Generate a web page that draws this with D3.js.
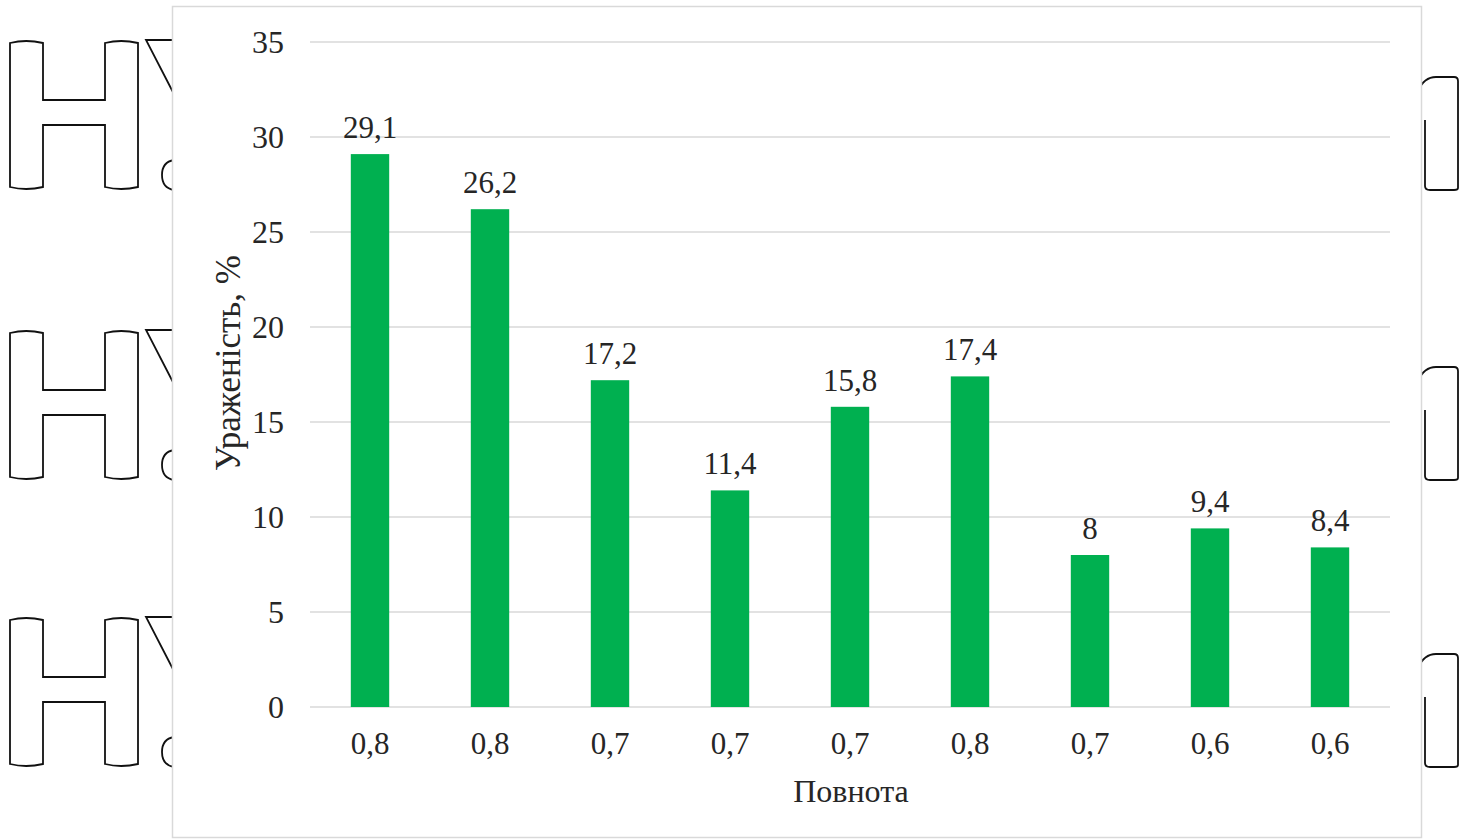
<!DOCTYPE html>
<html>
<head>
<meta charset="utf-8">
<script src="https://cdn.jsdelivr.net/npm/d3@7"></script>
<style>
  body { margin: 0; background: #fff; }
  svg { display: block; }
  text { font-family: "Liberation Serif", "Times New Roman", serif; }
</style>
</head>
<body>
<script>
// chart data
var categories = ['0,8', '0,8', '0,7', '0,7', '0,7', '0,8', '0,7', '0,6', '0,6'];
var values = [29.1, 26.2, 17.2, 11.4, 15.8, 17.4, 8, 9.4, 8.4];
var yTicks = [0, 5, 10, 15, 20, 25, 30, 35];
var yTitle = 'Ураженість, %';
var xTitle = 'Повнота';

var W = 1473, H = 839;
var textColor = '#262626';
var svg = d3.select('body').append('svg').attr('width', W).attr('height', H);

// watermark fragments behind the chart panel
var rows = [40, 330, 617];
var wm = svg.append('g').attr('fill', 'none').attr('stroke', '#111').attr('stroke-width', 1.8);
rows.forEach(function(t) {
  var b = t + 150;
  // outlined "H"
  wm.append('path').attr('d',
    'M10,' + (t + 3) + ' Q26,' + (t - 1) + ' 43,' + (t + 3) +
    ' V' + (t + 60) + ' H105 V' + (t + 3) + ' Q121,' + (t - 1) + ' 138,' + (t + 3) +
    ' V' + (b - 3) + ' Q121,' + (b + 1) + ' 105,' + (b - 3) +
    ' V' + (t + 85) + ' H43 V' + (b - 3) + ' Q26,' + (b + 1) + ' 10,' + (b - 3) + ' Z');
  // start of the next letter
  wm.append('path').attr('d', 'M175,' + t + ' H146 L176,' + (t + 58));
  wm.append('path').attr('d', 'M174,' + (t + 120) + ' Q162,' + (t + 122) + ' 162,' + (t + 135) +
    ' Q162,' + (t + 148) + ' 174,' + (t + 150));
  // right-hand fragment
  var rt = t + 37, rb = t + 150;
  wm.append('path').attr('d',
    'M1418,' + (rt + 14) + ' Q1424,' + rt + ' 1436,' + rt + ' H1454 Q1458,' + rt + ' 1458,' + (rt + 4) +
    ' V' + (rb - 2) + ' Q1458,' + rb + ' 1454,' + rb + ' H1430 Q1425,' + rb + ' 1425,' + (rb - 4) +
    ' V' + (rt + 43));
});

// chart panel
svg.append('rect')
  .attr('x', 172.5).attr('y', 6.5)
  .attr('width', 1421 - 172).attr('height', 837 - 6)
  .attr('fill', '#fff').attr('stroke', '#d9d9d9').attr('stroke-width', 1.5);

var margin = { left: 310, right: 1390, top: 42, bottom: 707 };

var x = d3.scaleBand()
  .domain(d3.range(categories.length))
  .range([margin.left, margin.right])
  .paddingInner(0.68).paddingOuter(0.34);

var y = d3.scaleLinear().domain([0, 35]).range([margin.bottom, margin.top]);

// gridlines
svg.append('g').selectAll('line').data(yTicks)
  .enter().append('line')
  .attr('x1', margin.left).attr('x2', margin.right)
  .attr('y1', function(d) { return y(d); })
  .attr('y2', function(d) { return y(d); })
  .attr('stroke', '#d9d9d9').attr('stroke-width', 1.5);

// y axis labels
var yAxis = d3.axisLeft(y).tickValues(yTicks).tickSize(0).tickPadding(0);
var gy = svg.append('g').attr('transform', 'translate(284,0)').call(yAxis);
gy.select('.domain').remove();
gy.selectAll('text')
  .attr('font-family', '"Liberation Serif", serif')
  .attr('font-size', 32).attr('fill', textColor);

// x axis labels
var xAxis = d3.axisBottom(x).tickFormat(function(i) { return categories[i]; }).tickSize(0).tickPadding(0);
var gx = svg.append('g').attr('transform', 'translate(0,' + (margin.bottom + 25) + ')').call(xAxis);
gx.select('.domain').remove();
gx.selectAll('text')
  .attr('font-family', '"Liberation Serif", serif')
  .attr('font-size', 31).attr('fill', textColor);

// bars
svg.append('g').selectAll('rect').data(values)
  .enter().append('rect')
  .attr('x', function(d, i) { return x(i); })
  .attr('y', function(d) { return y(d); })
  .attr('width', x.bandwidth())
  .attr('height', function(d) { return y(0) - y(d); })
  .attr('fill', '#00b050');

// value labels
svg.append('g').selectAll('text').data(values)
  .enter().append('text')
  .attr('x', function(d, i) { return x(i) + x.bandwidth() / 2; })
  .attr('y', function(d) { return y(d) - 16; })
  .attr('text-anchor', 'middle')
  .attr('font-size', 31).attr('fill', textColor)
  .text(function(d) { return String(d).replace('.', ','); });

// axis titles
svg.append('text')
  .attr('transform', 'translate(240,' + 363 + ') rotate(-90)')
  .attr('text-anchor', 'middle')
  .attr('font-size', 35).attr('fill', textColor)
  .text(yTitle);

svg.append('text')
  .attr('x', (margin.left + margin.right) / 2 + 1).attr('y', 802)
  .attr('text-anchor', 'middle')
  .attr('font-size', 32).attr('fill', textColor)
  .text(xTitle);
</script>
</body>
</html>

**TASK BRIEF**
Transcribe the whole listing exactly. Pictures are excluded.

**EXPECTED OUTPUT**
Generate a web page that draws this with D3.js.
<!DOCTYPE html>
<html>
<head>
<meta charset="utf-8">
<script src="https://cdn.jsdelivr.net/npm/d3@7"></script>
<style>
  body { margin: 0; background: #fff; }
  svg { display: block; }
  text { font-family: "Liberation Serif", "Times New Roman", serif; }
</style>
</head>
<body>
<script>
// chart data
var categories = ['0,8', '0,8', '0,7', '0,7', '0,7', '0,8', '0,7', '0,6', '0,6'];
var values = [29.1, 26.2, 17.2, 11.4, 15.8, 17.4, 8, 9.4, 8.4];
var yTicks = [0, 5, 10, 15, 20, 25, 30, 35];
var yTitle = 'Ураженість, %';
var xTitle = 'Повнота';

var W = 1473, H = 839;
var textColor = '#262626';
var svg = d3.select('body').append('svg').attr('width', W).attr('height', H);

// watermark fragments behind the chart panel
var rows = [40, 330, 617];
var wm = svg.append('g').attr('fill', 'none').attr('stroke', '#111').attr('stroke-width', 1.8);
rows.forEach(function(t) {
  var b = t + 150;
  // outlined "H"
  wm.append('path').attr('d',
    'M10,' + (t + 3) + ' Q26,' + (t - 1) + ' 43,' + (t + 3) +
    ' V' + (t + 60) + ' H105 V' + (t + 3) + ' Q121,' + (t - 1) + ' 138,' + (t + 3) +
    ' V' + (b - 3) + ' Q121,' + (b + 1) + ' 105,' + (b - 3) +
    ' V' + (t + 85) + ' H43 V' + (b - 3) + ' Q26,' + (b + 1) + ' 10,' + (b - 3) + ' Z');
  // start of the next letter
  wm.append('path').attr('d', 'M175,' + t + ' H146 L176,' + (t + 58));
  wm.append('path').attr('d', 'M174,' + (t + 120) + ' Q162,' + (t + 122) + ' 162,' + (t + 135) +
    ' Q162,' + (t + 148) + ' 174,' + (t + 150));
  // right-hand fragment
  var rt = t + 37, rb = t + 150;
  wm.append('path').attr('d',
    'M1418,' + (rt + 14) + ' Q1424,' + rt + ' 1436,' + rt + ' H1454 Q1458,' + rt + ' 1458,' + (rt + 4) +
    ' V' + (rb - 2) + ' Q1458,' + rb + ' 1454,' + rb + ' H1430 Q1425,' + rb + ' 1425,' + (rb - 4) +
    ' V' + (rt + 43));
});

// chart panel
svg.append('rect')
  .attr('x', 172.5).attr('y', 6.5)
  .attr('width', 1421 - 172).attr('height', 837 - 6)
  .attr('fill', '#fff').attr('stroke', '#d9d9d9').attr('stroke-width', 1.5);

var margin = { left: 310, right: 1390, top: 42, bottom: 707 };

var x = d3.scaleBand()
  .domain(d3.range(categories.length))
  .range([margin.left, margin.right])
  .paddingInner(0.68).paddingOuter(0.34);

var y = d3.scaleLinear().domain([0, 35]).range([margin.bottom, margin.top]);

// gridlines
svg.append('g').selectAll('line').data(yTicks)
  .enter().append('line')
  .attr('x1', margin.left).attr('x2', margin.right)
  .attr('y1', function(d) { return y(d); })
  .attr('y2', function(d) { return y(d); })
  .attr('stroke', '#d9d9d9').attr('stroke-width', 1.5);

// y axis labels
var yAxis = d3.axisLeft(y).tickValues(yTicks).tickSize(0).tickPadding(0);
var gy = svg.append('g').attr('transform', 'translate(284,0)').call(yAxis);
gy.select('.domain').remove();
gy.selectAll('text')
  .attr('font-family', '"Liberation Serif", serif')
  .attr('font-size', 32).attr('fill', textColor);

// x axis labels
var xAxis = d3.axisBottom(x).tickFormat(function(i) { return categories[i]; }).tickSize(0).tickPadding(0);
var gx = svg.append('g').attr('transform', 'translate(0,' + (margin.bottom + 25) + ')').call(xAxis);
gx.select('.domain').remove();
gx.selectAll('text')
  .attr('font-family', '"Liberation Serif", serif')
  .attr('font-size', 31).attr('fill', textColor);

// bars
svg.append('g').selectAll('rect').data(values)
  .enter().append('rect')
  .attr('x', function(d, i) { return x(i); })
  .attr('y', function(d) { return y(d); })
  .attr('width', x.bandwidth())
  .attr('height', function(d) { return y(0) - y(d); })
  .attr('fill', '#00b050');

// value labels
svg.append('g').selectAll('text').data(values)
  .enter().append('text')
  .attr('x', function(d, i) { return x(i) + x.bandwidth() / 2; })
  .attr('y', function(d) { return y(d) - 16; })
  .attr('text-anchor', 'middle')
  .attr('font-size', 31).attr('fill', textColor)
  .text(function(d) { return String(d).replace('.', ','); });

// axis titles
svg.append('text')
  .attr('transform', 'translate(240,' + 363 + ') rotate(-90)')
  .attr('text-anchor', 'middle')
  .attr('font-size', 35).attr('fill', textColor)
  .text(yTitle);

svg.append('text')
  .attr('x', (margin.left + margin.right) / 2 + 1).attr('y', 802)
  .attr('text-anchor', 'middle')
  .attr('font-size', 32).attr('fill', textColor)
  .text(xTitle);
</script>
</body>
</html>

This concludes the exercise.